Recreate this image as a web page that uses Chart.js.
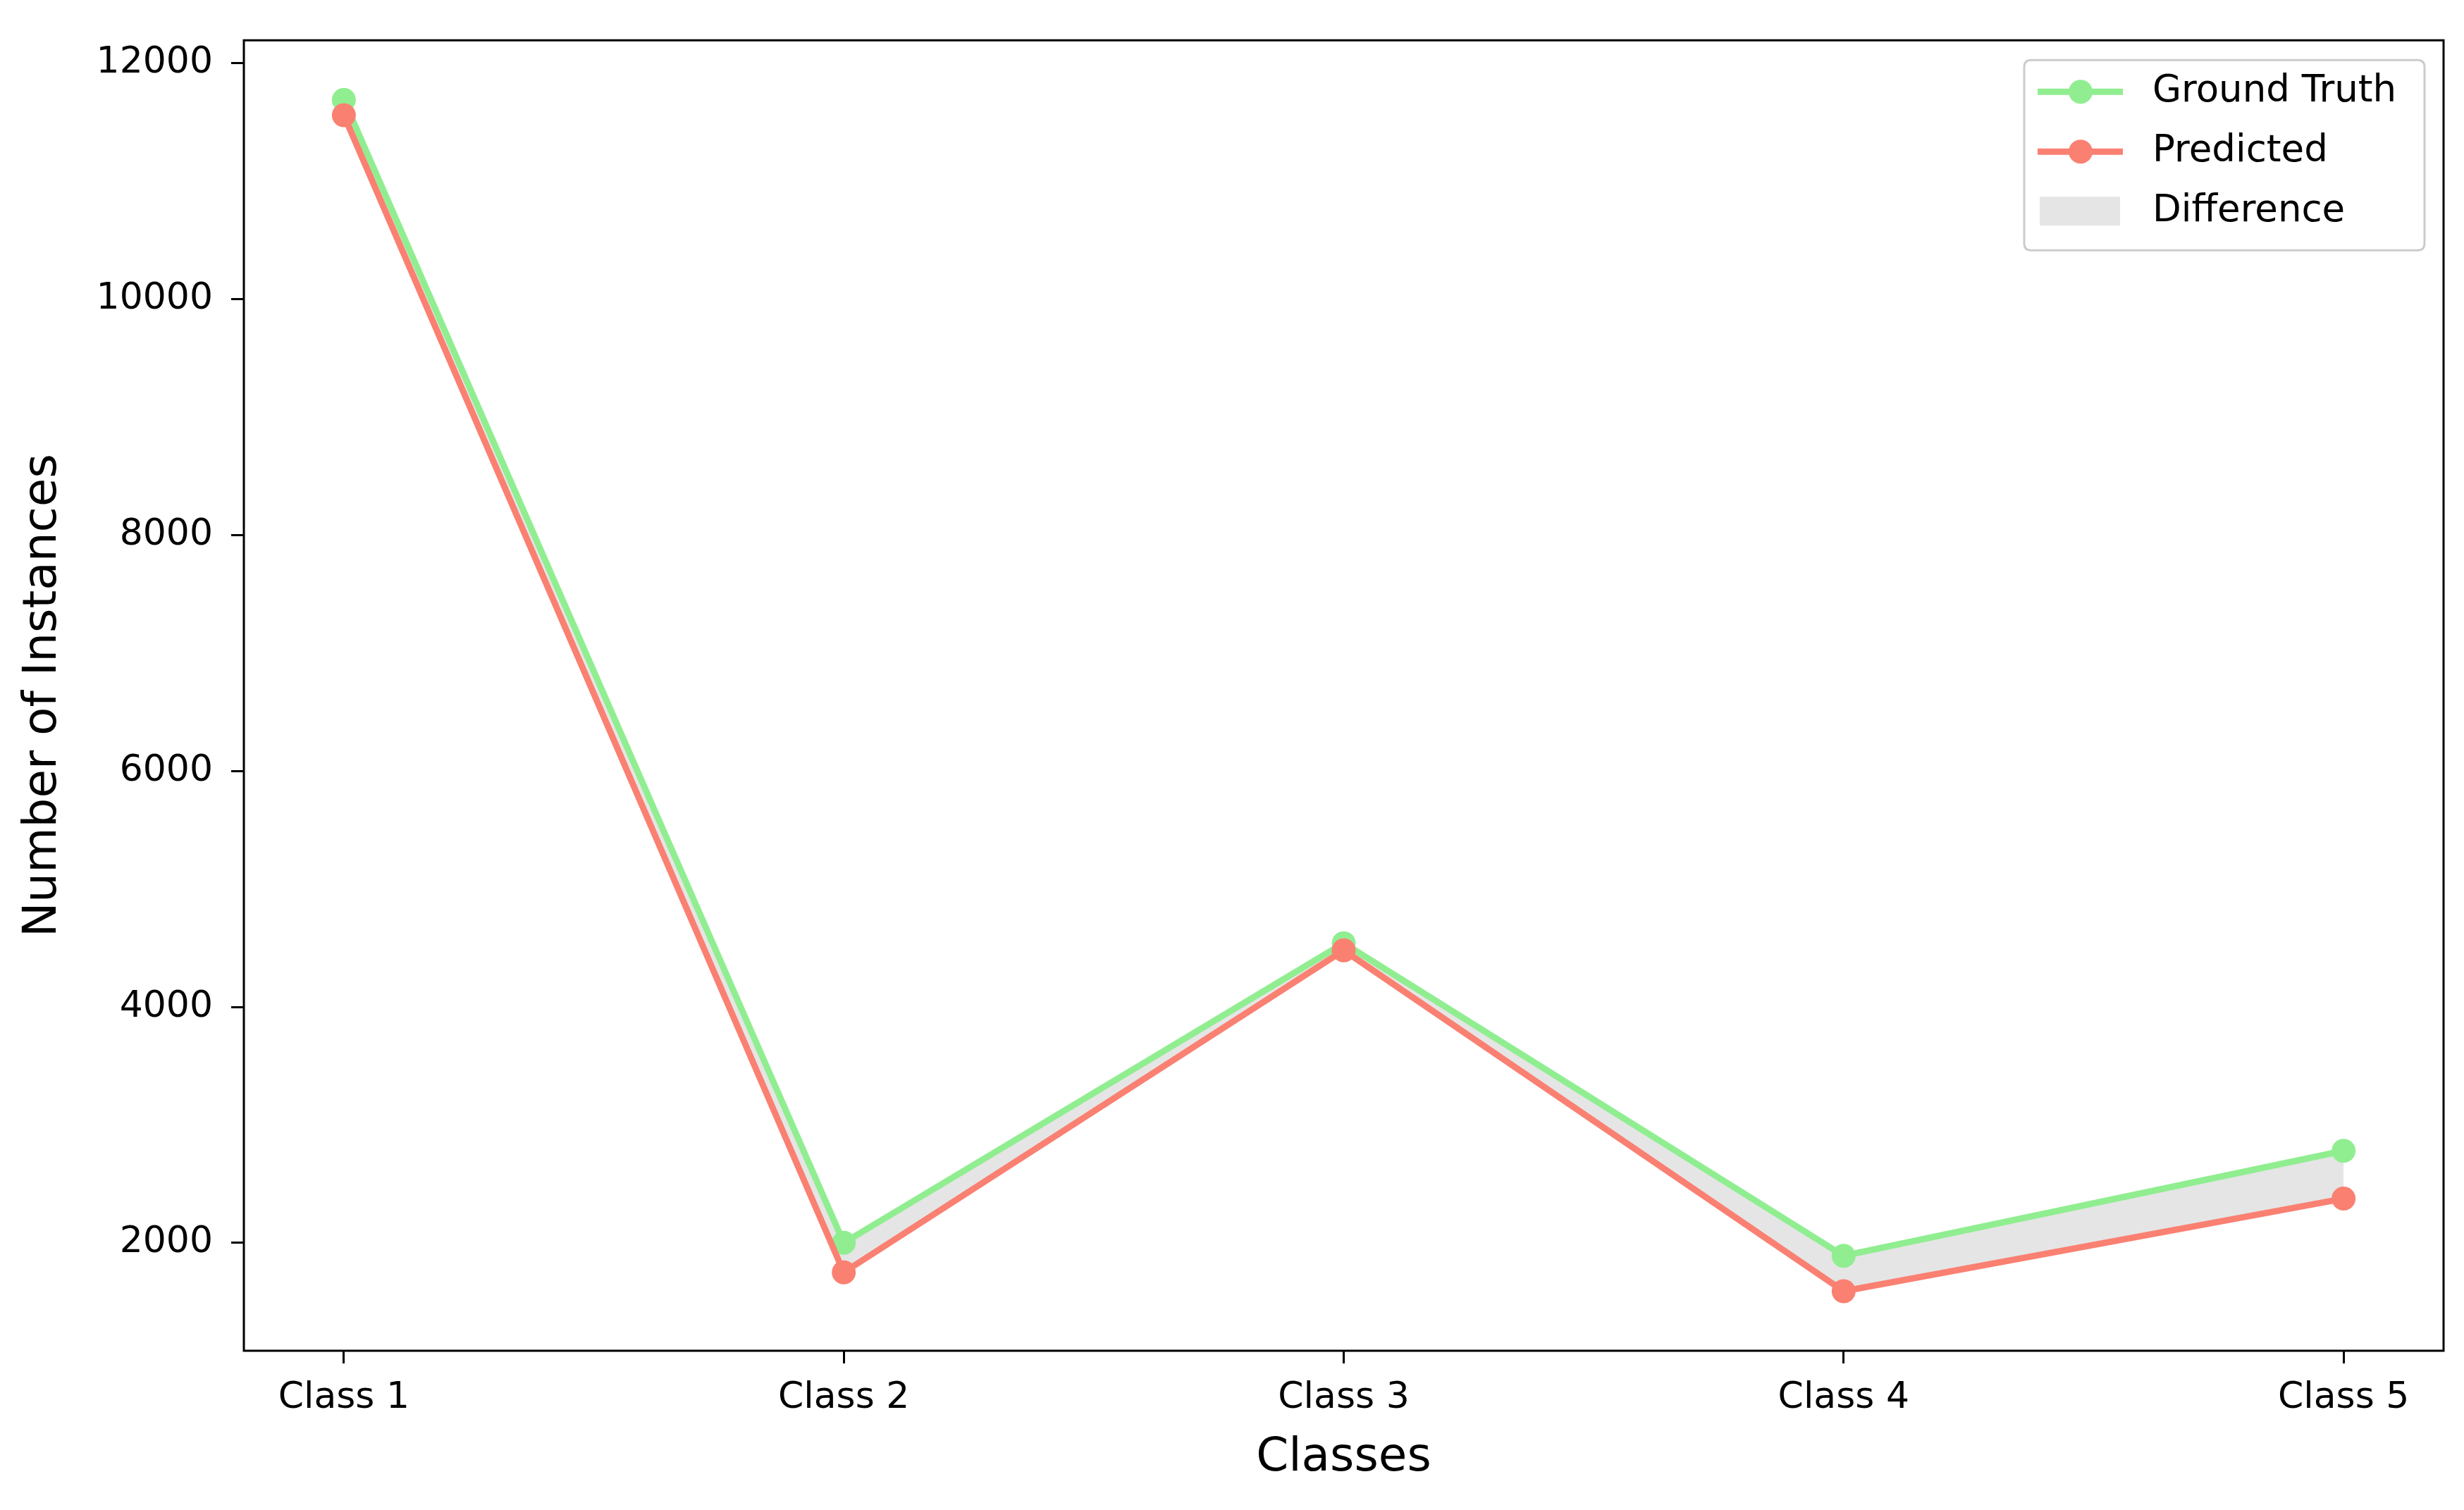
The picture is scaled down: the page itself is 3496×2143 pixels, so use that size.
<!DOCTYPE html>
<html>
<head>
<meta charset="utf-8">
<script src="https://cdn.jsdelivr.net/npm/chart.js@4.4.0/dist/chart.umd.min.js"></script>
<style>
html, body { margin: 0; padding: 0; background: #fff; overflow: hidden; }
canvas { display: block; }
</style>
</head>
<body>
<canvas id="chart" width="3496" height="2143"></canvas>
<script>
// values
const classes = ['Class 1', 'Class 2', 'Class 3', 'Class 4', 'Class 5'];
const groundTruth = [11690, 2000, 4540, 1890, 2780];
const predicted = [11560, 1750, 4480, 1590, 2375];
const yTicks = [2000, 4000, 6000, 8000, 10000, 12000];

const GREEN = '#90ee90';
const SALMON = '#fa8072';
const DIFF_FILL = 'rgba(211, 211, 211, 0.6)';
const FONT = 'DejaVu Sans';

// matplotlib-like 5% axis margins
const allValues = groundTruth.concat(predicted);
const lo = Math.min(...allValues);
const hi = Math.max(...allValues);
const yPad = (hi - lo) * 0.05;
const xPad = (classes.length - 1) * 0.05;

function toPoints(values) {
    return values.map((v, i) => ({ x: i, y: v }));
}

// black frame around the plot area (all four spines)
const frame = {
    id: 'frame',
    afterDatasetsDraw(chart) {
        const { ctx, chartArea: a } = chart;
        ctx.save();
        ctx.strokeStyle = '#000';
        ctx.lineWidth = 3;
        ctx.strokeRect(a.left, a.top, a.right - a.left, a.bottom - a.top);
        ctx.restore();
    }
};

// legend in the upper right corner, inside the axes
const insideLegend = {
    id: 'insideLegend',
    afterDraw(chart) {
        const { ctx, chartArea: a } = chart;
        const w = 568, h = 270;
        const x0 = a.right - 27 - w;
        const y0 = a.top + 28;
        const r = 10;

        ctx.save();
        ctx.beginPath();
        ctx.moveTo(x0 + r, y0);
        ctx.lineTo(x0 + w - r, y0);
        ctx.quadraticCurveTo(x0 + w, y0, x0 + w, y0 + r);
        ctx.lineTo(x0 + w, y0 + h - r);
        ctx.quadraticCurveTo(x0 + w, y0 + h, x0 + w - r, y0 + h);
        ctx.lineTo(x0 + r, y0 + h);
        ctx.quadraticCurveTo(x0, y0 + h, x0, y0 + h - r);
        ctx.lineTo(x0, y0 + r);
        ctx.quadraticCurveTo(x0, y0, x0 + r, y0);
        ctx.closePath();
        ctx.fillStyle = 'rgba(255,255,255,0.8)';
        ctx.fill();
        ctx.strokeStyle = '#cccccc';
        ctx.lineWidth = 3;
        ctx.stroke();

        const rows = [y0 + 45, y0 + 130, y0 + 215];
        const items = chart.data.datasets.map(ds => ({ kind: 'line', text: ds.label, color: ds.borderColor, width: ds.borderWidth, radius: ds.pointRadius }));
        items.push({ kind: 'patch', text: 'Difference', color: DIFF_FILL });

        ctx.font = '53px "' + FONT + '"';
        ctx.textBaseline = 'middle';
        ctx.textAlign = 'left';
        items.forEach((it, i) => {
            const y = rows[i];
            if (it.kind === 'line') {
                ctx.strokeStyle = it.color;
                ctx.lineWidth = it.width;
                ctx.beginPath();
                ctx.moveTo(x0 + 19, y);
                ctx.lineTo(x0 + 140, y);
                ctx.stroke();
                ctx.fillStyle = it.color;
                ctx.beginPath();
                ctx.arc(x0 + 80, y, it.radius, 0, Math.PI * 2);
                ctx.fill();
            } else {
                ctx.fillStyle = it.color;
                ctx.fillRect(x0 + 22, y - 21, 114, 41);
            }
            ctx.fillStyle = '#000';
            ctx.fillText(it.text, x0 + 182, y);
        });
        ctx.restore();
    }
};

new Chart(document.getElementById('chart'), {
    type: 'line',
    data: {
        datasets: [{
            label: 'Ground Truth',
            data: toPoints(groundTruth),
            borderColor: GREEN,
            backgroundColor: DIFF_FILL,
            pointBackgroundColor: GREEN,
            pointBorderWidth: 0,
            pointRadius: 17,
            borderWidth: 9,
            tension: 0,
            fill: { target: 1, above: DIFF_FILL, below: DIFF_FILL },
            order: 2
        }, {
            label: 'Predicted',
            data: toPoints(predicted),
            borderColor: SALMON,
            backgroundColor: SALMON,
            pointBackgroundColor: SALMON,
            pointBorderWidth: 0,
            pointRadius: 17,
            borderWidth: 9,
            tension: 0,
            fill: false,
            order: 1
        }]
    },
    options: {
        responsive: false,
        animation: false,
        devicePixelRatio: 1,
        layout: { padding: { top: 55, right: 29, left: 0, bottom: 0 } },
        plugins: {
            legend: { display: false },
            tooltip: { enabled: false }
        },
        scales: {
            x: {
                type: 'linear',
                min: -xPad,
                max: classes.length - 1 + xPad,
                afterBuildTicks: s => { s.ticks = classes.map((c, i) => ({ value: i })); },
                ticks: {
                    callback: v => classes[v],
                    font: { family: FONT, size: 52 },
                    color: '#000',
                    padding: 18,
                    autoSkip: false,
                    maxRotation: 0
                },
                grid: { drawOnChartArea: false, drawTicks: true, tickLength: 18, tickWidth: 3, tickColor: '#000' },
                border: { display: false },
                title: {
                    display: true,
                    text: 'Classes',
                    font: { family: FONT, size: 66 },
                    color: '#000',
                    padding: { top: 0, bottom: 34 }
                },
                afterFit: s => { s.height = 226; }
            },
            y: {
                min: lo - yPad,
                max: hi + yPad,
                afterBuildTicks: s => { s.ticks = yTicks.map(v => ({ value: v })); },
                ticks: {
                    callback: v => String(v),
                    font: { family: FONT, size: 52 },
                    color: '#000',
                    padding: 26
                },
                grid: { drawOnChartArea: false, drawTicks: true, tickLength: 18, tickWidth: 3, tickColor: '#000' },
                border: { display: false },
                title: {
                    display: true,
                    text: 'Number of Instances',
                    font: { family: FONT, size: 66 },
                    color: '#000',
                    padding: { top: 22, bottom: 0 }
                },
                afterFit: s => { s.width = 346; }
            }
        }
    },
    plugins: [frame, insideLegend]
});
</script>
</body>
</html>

◇ ◇ ◇ ◇ ◇ ◇ ◇

Your objective – Of the lines above, how many hold the string "that"? Answer with only the number.

Correct result – 2